If antimony is added to a positive plate, the hydrogen overvoltage of a negative plate is reduced by the same reason as mentioned above, so that the yield of hydrogen by water decomposition increases. As a result, fatal dry-up occurs to make the battery dead. Therefore, in the conventional retainer valve-regulated lead acid battery, a lead-calcium alloy is used for the positive electrode grid, and antimony is not contained in the positive plate.
Therefore, a lead-calcium alloy is used for a grid body in retainer batteries. However, for the same reason as mentioned above, in such retainer batteries, there are problems that the cycle endurance is short, and shortcircuit is caused easily.
If antimony is added to a positive plate, for example, by using a lead-antimony alloy for the positive electrode grid, and if antimony can be prevented from moving from the positive electrode to the negative electrode, it is possible to manufacture lead acid batteries superior in the cycle life performance.
It is an object of the present invention to provide a lead acid battery which is superior in the charge and discharge cycle endurance.
According to a first aspect of the present invention, antimony is contained in a positive plate, and an organic matter capable of capturing metal ions is contained in a separator between the positive plate and a negative plate.
According to a second aspect of the present invention, in the lead acid battery according to the first aspect, the organic compound is lignin.
According to a third aspect of the present invention, in the lead acid battery according to the second aspect, the lignin contained in the separator is thiolignin.

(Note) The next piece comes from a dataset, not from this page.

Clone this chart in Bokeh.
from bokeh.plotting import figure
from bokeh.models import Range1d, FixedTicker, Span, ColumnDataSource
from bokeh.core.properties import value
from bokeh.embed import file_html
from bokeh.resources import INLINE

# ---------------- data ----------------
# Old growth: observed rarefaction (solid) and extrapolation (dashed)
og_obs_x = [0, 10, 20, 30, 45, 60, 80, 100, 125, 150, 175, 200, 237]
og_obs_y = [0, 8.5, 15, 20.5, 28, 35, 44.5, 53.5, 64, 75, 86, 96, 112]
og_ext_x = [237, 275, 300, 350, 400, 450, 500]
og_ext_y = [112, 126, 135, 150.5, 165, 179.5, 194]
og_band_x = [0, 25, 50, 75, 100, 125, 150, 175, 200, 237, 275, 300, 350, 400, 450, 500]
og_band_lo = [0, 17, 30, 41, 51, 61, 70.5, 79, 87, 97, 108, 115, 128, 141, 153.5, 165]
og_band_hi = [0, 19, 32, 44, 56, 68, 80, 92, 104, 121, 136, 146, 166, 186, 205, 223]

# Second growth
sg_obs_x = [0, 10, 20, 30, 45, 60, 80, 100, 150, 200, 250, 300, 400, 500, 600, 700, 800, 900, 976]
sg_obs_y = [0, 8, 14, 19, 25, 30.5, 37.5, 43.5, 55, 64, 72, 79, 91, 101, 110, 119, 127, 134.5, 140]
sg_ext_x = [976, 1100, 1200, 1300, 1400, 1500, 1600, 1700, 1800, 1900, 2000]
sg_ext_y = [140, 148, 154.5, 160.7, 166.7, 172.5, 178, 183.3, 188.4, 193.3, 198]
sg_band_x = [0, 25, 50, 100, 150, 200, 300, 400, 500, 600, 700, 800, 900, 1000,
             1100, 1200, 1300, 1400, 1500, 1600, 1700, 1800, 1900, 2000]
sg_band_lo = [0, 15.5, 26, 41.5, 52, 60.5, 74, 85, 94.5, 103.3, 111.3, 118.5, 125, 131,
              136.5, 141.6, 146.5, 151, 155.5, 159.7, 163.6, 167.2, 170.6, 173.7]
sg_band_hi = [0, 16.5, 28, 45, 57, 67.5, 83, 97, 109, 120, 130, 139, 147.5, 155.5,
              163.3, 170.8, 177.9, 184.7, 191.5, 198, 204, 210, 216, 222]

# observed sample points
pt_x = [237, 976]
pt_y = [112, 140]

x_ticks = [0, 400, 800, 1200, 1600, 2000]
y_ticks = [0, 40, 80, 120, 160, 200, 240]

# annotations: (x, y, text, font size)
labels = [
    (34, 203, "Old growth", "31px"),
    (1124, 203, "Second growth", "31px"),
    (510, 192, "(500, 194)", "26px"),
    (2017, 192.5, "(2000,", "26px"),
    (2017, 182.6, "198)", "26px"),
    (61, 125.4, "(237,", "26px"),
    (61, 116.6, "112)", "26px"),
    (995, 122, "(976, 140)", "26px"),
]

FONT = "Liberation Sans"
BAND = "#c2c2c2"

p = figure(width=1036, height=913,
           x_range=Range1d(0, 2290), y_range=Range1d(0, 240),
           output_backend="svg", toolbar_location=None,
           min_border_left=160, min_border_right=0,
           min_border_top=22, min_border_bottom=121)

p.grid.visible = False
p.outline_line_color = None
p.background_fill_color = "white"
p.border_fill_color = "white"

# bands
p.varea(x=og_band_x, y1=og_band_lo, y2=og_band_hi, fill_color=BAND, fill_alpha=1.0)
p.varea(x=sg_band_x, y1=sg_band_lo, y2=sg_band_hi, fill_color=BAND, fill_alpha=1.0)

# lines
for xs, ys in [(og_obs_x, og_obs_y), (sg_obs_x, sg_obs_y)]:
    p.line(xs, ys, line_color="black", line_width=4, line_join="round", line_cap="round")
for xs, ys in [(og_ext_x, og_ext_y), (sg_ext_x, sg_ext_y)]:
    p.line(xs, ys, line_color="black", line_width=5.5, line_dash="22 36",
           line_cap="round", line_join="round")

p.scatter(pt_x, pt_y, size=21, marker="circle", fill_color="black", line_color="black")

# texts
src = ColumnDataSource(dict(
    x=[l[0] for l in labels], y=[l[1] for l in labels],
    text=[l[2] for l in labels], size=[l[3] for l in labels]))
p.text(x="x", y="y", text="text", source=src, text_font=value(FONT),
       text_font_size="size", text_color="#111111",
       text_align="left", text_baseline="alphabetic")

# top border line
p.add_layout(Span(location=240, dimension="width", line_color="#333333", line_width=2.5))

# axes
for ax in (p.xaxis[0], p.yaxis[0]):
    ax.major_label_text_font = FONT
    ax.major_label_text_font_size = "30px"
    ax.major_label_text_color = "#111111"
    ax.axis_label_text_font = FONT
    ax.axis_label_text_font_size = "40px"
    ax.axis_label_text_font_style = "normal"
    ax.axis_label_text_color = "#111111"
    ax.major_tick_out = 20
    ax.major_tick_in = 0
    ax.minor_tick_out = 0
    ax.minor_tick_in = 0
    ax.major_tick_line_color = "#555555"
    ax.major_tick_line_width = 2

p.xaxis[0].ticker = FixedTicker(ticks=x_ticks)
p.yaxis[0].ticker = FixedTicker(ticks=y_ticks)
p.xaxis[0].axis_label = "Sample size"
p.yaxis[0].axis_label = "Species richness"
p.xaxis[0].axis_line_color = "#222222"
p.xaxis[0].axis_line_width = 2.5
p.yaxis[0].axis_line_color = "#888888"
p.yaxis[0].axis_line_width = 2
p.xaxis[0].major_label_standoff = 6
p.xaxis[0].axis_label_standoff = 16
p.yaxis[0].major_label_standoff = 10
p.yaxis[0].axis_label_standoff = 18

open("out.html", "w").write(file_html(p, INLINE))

According to a fourth aspect of the present invention, in the lead acid battery according to the second aspect, the average particle size of the lignin contained in the separator is not larger than 10 xcexcm according to SEM observation. Further, the particle size of the lignin contained in the separator is not less than 0.05 xcexcm. Such a small particle lignin having a particle size less than 0.05 xcexcm is difficult to manufacture and is hard to be held by a separator. Accordingly, such a small particle lignin is not applied for a practical use.
According to a fifth aspect of the present invention, in the lead acid battery according to the second aspect, the BET specific surface of the lignin contained in the separator is not smaller than 2.5 m2/g. In this case, the BET specific surface of the lignin contained in the separator is not larger than 500 m2/g.

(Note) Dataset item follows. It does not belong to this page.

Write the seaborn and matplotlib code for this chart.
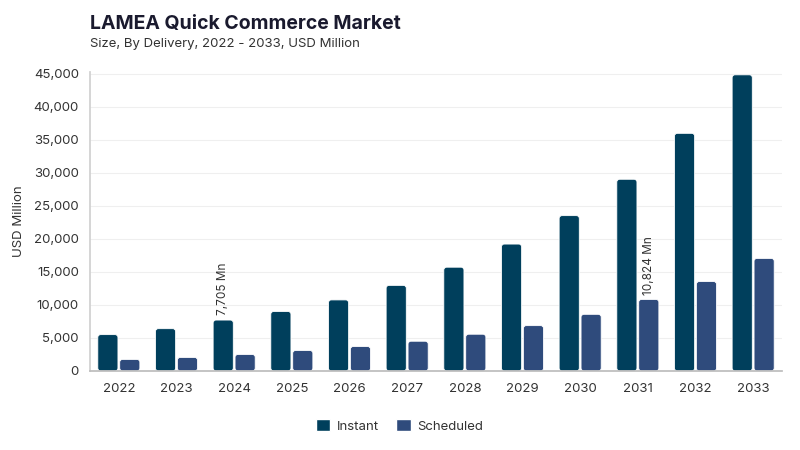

According to a sixth aspect of the present invention, in the lead acid battery according to the second aspect, the lignin contained in the separator is contained in a condition that the lignin is carried by granular silica.
According to a seventh aspect of the present invention, in the lead acid battery according to the first aspect, the lead acid battery is a retainer-type valve-regulated lead acid battery in which electrolyte is held in a mat-like separator, and oxygen gas generated in a positive electrode during charging is absorbed in a negative electrode; and antimony in a range of 50 ppm to 8,000 ppm is contained in the positive plate.

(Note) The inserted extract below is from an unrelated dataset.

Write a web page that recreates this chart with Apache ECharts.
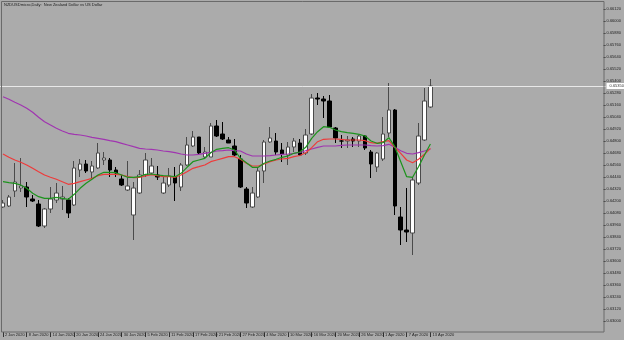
<!DOCTYPE html>
<html><head><meta charset="utf-8">
<script src="https://cdn.jsdelivr.net/npm/echarts@6/dist/echarts.min.js"></script>
<style>html,body{margin:0;padding:0;background:#ababab}#c{width:624px;height:340px}</style>
</head><body><div id="c"></div>
<script>
const title = 'NZDUSDmicro,Daily:  New Zealand Dollar vs US Dollar';
const dates = ['2 Jan 2020','3 Jan 2020','6 Jan 2020','7 Jan 2020','8 Jan 2020','9 Jan 2020','10 Jan 2020','13 Jan 2020','14 Jan 2020','15 Jan 2020',
'16 Jan 2020','17 Jan 2020','20 Jan 2020','21 Jan 2020','22 Jan 2020','23 Jan 2020','24 Jan 2020','27 Jan 2020','28 Jan 2020','29 Jan 2020',
'30 Jan 2020','31 Jan 2020','3 Feb 2020','4 Feb 2020','5 Feb 2020','6 Feb 2020','7 Feb 2020','10 Feb 2020','11 Feb 2020','12 Feb 2020',
'13 Feb 2020','14 Feb 2020','17 Feb 2020','18 Feb 2020','19 Feb 2020','20 Feb 2020','21 Feb 2020','24 Feb 2020','25 Feb 2020','26 Feb 2020',
'27 Feb 2020','28 Feb 2020','2 Mar 2020','3 Mar 2020','4 Mar 2020','5 Mar 2020','6 Mar 2020','9 Mar 2020','10 Mar 2020','11 Mar 2020',
'12 Mar 2020','13 Mar 2020','16 Mar 2020','17 Mar 2020','18 Mar 2020','19 Mar 2020','20 Mar 2020','23 Mar 2020','24 Mar 2020','25 Mar 2020',
'26 Mar 2020','27 Mar 2020','30 Mar 2020','31 Mar 2020','1 Apr 2020','2 Apr 2020','3 Apr 2020','6 Apr 2020','7 Apr 2020','8 Apr 2020',
'9 Apr 2020','10 Apr 2020','13 Apr 2020'];
const open = [.6414,.6415,.6430,.6433,.6434,.6422,.6417,.6395,.6412,.6421,
.6422,.6421,.6416,.6451,.6457,.6449,.6453,.6461,.6461,.6451,
.6442,.6431,.6406,.6428,.6446,.6448,.6446,.6428,.6436,.6444,
.6434,.6456,.6475,.6484,.6464,.6464,.6495,.6487,.6481,.6475,
.6462,.6432,.6414,.6424,.6450,.6479,.6480,.6471,.6466,.6474,
.6478,.6468,.6487,.6523,.6522,.6520,.6493,.6480,.6480,.6482,
.6480,.6485,.6469,.6454,.6462,.6488,.6511,.6404,.6391,.6388,
.6438,.6481,.6514];
const close = [.6418,.6424,.6439,.6435,.6424,.6420,.6395,.6412,.6422,.6428,
.6424,.6408,.6453,.6457,.6450,.6455,.6468,.6463,.6451,.6448,
.6436,.6435,.6433,.6446,.6461,.6455,.6444,.6438,.6445,.6438,
.6456,.6476,.6484,.6468,.6469,.6495,.6485,.6482,.6478,.6466,
.6434,.6418,.6428,.6450,.6479,.6483,.6469,.6467,.6474,.6480,
.6466,.6486,.6523,.6522,.6520,.6494,.6483,.6480,.6481,.6480,
.6485,.6473,.6457,.6468,.6487,.6511,.6415,.6391,.6389,.6441,
.6485,.6520,.6535];
const high = [.6421,.6426,.6458,.6463,.6439,.6426,.6421,.6413,.6434,.6438,
.6435,.6423,.6460,.6462,.6461,.6460,.6478,.6469,.6463,.6454,
.6446,.6460,.6439,.6451,.6468,.6463,.6455,.6444,.6453,.6454,
.6458,.6484,.6490,.6484,.6474,.6498,.6501,.6499,.6484,.6482,
.6466,.6434,.6434,.6453,.6481,.6494,.6488,.6478,.6479,.6483,
.6482,.6492,.6527,.6528,.6525,.6526,.6494,.6486,.6485,.6484,
.6486,.6486,.6471,.6469,.6504,.6538,.6512,.6414,.6433,.6444,
.6498,.6533,.6542];
const low = [.6413,.6414,.6424,.6429,.6414,.6419,.6394,.6393,.6408,.6418,
.6411,.6403,.6415,.6444,.6448,.6441,.6452,.6456,.6444,.6444,
.6435,.6430,.6381,.6427,.6444,.6446,.6441,.6427,.6434,.6420,
.6430,.6455,.6474,.6466,.6463,.6464,.6484,.6481,.6478,.6465,
.6433,.6413,.6413,.6423,.6438,.6478,.6466,.6459,.6456,.6469,
.6465,.6466,.6486,.6516,.6503,.6493,.6478,.6473,.6473,.6474,
.6474,.6471,.6443,.6449,.6460,.6484,.6406,.6376,.6379,.6366,
.6436,.6480,.6513];
const maFast = [.64393,.64383,.64377,.6436,.64327,.64277,.64243,.64227,.64227,.64237,
.64227,.64217,.64267,.64327,.64377,.64417,.6446,.64487,.64487,.64483,
.6446,.64437,.64437,.64443,.64467,.6447,.6446,.64453,.6445,.64443,
.64477,.64537,.64593,.6461,.64627,.64683,.64717,.64727,.64733,.6471,
.64627,.64583,.64537,.64537,.64577,.646,.64617,.64637,.6465,.64677,
.6469,.64737,.64827,.64893,.64943,.64937,.6491,.64893,.64883,.64877,
.64867,.6485,.648,.64777,.64783,.64833,.64743,.64593,.64443,.64437,
.64543,.6466,.6477];
const maMid = [.6467,.64637,.6461,.64587,.6456,.64527,.64493,.6446,.64437,.64417,
.64393,.64367,.64377,.64393,.6441,.64427,.64453,.64467,.64467,.64467,
.6446,.64443,.64433,.64437,.6445,.64463,.64453,.64443,.64443,.64437,
.6446,.64493,.64527,.64543,.6456,.64593,.6461,.64627,.64643,.64643,
.64617,.64577,.6455,.6455,.6457,.64593,.6461,.6462,.64627,.64643,
.64655,.64683,.64733,.64793,.64817,.6482,.6482,.64817,.6481,.6481,
.6481,.64803,.64783,.64777,.64793,.64803,.64737,.64677,.6461,.64583,
.64617,.64667,.64727];
const maSlow = [.65243,.65217,.65187,.6516,.65127,.65087,.65037,.64993,.6496,.64927,
.649,.64877,.64867,.6486,.6485,.64837,.64827,.64817,.64803,.64793,
.64777,.6476,.64743,.64727,.6472,.64717,.6471,.647,.64693,.64683,
.6467,.6466,.6466,.64667,.64677,.64687,.647,.64703,.6471,.64703,
.647,.6467,.6465,.6465,.6465,.64653,.6466,.64667,.6467,.64677,
.64685,.64703,.6472,.64737,.6475,.6475,.6475,.64757,.6476,.6476,
.6476,.6476,.64753,.6475,.64753,.64767,.64737,.64703,.64677,.6467,
.64683,.647,.6472];
const priceMin = 0.6300, priceMax = 0.6612, priceStep = 0.0012;
const lastPrice = close[close.length - 1];
const SLOTS = 102;

const cats = dates.concat(Array(SLOTS - dates.length).fill(''));
const ohlc = dates.map((d, i) => [open[i], close[i], low[i], high[i]]);
const showIdx = (i) => i % 4 === 0 && i < dates.length;
const FONT = 'Liberation Sans';

const chart = echarts.init(document.getElementById('c'), null, {renderer: 'canvas'});
chart.setOption({
  animation: false,
  backgroundColor: '#ababab',
  grid: {left: -1, right: 18.1, top: 9, bottom: 19, containLabel: false},
  xAxis: {
    type: 'category', data: cats, boundaryGap: true, offset: 11,
    axisLine: {show: false},
    axisTick: {show: true, alignWithLabel: true, interval: showIdx, length: 5, lineStyle: {color: '#333'}},
    axisLabel: {interval: showIdx, align: 'left', verticalAlign: 'top', margin: 1, padding: [0, 0, 0, 2],
      fontSize: 4, color: '#222', fontFamily: FONT},
    splitLine: {show: false}
  },
  yAxis: {
    type: 'value', position: 'right', min: priceMin, max: priceMax, interval: priceStep, offset: -2,
    axisLine: {show: false},
    axisTick: {show: true, length: 2, lineStyle: {color: '#333'}},
    axisLabel: {margin: 3, fontSize: 4, color: '#222', fontFamily: FONT, formatter: v => v.toFixed(5)},
    splitLine: {show: false}
  },
  graphic: [
    {type: 'rect', shape: {x: 1.5, y: 1.5, width: 602.5, height: 330.5}, style: {fill: null, stroke: '#6a6a6a', lineWidth: 1}, z: 100, silent: true},
    {type: 'text', left: 4, top: 3, style: {text: title, fontSize: 4, fill: '#222', fontFamily: FONT}, z: 100, silent: true}
  ],
  series: [
    {
      type: 'candlestick', data: ohlc, barWidth: 4,
      itemStyle: {color: '#ffffff', color0: '#000000', borderColor: '#4a4a4a', borderColor0: '#000000', borderWidth: 1},
      z: 2
    },
    {type: 'line', data: maSlow, symbol: 'none', lineStyle: {color: '#a035b0', width: 1.2}, z: 3},
    {type: 'line', data: maMid, symbol: 'none', lineStyle: {color: '#ee3a3a', width: 1.2}, z: 3},
    {type: 'line', data: maFast, symbol: 'none', lineStyle: {color: '#1c931c', width: 1.2}, z: 3,
      markLine: {
        silent: true, symbol: ['none', 'none'], animation: false, precision: 5,
        data: [{yAxis: lastPrice}],
        lineStyle: {color: '#e8e8e8', width: 1, type: 'solid'},
        label: {show: true, position: 'end', formatter: lastPrice.toFixed(5), backgroundColor: '#ffffff',
          color: '#333', fontSize: 4, fontFamily: FONT, padding: [1, 3], distance: 1}
      }
    }
  ]
});
</script></body></html>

According to an eighth aspect of the present invention, in the lead acid battery according to the seventh aspect, antimony in a range of from 0.5% to 1.7% is contained in a positive electrode grid alloy.
According to a ninth aspect of the present invention, in the lead acid battery according to the seventh aspect, the separator has a multi-layer structure of not less than two layers, lignin is contained in at least one of the separator layers which are not in contact with the positive plate, the lignin content in the at least one separator layer being largest among the lignin contents in all the separator layers.
According to a tenth aspect of the present invention, in the lead acid battery according to the ninth aspect, the lignin content in the separator layer which is not in contact with the positive plate or a negative plate is largest among the lignin contents in all the separator layers.
Since antimony is contained in the positive plate, it is possible to prevent early-stage capacity reduction of the positive plate, coming-off of the active materials, and extension of the grid. If the material for capturing antimony ions is contained in a separator layer between the positive and negative plates, antimony can be captured in the separator layer. Therefore the increase of water decomposition can be prevented as mentioned above. Accordingly, features of maintenance free and water supply free can be given to the battery in the same manner as a lead acid battery containing no antimony in a positive plate. It was found that there was a large effect to prevent antimony from moving from the positive electrode to the negative electrode when lignin was contained, as the antimony ion capturing materials, between the positive and negative electrodes. In addition, it was found that a larger effect to capture antimony ions could be obtained when the contained lignin was, for example, made fine in its particle size, or carried by granular silica, so that the specific surface was made larger. Further, if the separator between the positive and negative electrodes is designed to have a multi-layer structure of two or more layers and if one of the separator layers which is in contact with the positive plate contains lignin the content of which is smaller than that in other separator layers, it is possible to restrain a bad influence due to decomposition of lignin in the positive plate during charging the battery. In addition, if the content of lignin in the separator layer which is in contact with the negative plate is made smaller than that in other separator layers, it is possible to restrain a bad influence such as deterioration of charge acceptance of the negative plate due to an excessive amount of lignin around the negative plate.